Read the records below and copy each line that contains "chart".

>> begin EXTRACTED RECORDS

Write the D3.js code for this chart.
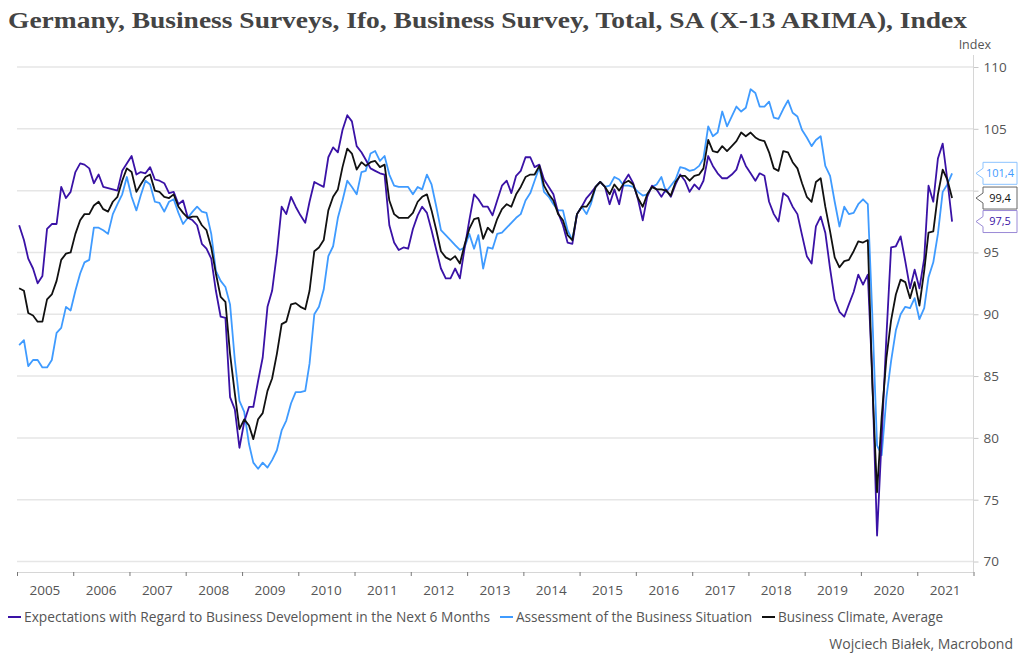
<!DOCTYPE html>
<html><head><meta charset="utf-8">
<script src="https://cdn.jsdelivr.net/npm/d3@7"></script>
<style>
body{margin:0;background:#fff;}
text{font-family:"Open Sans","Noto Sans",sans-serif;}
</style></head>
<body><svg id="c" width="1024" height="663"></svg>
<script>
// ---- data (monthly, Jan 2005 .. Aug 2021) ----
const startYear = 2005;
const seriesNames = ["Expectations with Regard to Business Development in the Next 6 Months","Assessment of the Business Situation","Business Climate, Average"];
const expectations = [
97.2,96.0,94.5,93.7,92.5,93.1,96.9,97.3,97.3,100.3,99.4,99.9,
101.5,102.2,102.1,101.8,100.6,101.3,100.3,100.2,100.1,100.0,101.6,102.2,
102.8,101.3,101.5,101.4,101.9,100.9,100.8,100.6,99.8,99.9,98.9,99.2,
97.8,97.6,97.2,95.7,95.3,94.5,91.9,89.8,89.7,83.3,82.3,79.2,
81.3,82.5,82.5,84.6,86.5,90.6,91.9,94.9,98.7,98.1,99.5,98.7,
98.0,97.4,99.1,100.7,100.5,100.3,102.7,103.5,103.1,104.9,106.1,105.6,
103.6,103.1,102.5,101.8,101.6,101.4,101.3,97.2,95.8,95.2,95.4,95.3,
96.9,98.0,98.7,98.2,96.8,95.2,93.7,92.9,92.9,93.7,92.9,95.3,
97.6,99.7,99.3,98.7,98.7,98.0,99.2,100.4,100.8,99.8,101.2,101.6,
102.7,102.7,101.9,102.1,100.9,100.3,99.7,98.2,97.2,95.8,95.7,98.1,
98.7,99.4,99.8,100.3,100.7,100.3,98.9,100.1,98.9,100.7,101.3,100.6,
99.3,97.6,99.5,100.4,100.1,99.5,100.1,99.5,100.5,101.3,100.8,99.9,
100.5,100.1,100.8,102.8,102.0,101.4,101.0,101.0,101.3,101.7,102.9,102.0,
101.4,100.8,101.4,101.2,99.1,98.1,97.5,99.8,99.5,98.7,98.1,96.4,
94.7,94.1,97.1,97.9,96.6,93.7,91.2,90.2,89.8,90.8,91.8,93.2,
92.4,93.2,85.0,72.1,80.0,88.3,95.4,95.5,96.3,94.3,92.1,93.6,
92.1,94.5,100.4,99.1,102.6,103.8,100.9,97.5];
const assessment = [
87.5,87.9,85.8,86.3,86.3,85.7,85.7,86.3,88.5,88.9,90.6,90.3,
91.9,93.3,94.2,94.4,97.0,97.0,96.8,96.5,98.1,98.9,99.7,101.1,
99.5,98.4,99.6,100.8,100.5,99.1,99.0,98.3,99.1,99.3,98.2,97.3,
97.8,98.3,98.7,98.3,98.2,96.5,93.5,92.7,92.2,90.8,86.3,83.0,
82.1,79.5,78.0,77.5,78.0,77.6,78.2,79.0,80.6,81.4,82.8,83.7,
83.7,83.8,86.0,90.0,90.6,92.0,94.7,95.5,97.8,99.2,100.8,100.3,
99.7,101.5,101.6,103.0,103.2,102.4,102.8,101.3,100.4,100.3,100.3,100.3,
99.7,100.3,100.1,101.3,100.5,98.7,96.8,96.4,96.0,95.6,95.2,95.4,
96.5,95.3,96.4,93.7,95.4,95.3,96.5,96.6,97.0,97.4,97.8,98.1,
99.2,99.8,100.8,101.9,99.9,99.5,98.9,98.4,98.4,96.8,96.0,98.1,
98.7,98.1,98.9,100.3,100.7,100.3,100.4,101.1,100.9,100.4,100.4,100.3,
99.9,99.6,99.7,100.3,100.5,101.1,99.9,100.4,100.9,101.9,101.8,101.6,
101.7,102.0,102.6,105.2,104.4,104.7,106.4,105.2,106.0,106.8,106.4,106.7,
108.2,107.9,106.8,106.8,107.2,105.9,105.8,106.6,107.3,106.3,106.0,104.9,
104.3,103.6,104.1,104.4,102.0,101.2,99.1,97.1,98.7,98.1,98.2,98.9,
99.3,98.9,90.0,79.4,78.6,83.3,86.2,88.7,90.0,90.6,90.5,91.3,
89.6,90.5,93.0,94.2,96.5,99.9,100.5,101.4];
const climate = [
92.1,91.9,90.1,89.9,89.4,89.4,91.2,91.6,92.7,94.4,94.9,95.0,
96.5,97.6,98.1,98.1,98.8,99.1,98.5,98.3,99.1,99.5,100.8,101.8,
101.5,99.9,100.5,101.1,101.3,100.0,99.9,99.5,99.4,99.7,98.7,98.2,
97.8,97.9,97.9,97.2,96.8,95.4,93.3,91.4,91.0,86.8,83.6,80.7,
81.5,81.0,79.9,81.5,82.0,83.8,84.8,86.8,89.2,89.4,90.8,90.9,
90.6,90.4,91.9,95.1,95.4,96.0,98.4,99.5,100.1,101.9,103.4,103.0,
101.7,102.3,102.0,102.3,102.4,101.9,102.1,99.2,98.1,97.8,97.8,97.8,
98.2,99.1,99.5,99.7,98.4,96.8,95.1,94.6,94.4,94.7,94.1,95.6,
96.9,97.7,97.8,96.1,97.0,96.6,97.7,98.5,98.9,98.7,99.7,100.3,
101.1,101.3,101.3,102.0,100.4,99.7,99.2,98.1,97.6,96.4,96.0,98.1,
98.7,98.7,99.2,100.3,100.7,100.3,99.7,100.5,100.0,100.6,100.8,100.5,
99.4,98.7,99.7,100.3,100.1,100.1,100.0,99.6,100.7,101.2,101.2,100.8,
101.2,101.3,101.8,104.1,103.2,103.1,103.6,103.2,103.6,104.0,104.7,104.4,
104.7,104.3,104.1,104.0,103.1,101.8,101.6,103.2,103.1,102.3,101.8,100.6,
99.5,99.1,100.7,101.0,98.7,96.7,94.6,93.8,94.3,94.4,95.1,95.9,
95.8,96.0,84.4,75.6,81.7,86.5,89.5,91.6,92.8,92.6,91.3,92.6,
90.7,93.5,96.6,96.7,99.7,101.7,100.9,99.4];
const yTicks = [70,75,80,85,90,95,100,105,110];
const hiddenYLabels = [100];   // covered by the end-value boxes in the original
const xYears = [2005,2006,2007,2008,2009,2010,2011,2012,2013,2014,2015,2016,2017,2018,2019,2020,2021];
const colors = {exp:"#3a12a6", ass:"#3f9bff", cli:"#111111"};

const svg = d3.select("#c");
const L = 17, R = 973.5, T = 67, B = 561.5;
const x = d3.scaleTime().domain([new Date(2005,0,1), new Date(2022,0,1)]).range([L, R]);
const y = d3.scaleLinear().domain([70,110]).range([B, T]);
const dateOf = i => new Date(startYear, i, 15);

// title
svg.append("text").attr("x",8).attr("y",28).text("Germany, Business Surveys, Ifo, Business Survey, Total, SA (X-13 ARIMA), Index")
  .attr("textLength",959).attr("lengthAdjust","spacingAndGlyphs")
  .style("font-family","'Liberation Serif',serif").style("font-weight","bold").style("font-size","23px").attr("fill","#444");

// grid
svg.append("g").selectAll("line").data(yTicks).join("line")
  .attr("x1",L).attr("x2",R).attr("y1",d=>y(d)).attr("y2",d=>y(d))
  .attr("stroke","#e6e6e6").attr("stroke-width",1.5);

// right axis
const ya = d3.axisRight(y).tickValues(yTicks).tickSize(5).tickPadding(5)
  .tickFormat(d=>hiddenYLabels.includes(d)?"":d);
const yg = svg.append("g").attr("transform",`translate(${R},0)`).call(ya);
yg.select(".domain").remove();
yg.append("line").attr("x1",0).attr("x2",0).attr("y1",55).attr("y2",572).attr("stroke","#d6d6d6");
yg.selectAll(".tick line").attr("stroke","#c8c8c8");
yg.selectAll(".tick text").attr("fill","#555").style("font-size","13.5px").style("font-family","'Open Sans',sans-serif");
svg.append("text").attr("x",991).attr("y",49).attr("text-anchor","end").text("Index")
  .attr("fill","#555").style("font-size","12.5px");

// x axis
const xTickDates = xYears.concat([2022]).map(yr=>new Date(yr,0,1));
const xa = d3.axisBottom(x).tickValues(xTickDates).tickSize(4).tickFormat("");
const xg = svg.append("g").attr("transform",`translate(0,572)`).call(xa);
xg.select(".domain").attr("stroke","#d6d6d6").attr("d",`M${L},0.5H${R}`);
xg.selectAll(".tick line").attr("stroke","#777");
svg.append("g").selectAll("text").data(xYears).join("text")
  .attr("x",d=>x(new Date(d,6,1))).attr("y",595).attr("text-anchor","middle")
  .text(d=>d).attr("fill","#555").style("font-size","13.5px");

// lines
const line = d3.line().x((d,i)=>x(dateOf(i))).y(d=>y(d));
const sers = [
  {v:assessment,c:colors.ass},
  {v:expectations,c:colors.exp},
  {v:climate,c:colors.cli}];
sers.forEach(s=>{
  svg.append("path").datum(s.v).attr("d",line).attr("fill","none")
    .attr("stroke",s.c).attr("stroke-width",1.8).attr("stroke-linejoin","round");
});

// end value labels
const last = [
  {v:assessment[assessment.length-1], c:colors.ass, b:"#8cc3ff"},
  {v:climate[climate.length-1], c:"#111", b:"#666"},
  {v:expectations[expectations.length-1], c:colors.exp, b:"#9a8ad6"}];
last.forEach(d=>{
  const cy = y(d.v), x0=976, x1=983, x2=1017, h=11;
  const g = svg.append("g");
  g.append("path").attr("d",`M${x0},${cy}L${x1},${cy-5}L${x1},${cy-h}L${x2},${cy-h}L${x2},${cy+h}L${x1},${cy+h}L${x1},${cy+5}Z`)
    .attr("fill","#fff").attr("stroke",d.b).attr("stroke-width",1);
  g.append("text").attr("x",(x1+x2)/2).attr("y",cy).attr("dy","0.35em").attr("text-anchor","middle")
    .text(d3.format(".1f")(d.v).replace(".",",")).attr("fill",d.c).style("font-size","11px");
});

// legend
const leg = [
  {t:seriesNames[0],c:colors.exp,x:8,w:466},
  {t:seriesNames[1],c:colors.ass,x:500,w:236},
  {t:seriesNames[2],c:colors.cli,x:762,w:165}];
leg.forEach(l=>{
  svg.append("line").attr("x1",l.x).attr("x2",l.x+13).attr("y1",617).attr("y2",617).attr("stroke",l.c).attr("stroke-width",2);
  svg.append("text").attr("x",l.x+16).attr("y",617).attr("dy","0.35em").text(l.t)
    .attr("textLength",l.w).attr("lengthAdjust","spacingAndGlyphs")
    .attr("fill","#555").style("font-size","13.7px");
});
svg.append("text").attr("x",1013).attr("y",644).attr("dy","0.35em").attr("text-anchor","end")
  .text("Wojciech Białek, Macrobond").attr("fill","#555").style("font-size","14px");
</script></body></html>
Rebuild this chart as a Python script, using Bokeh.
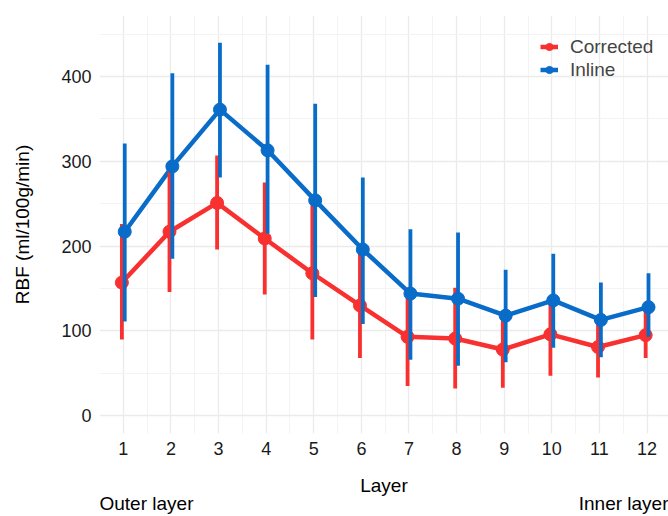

>> end EXTRACTED RECORDS

__TASK RESULT__
Write the D3.js code for this chart.
Rebuild this chart as a Python script, using Bokeh.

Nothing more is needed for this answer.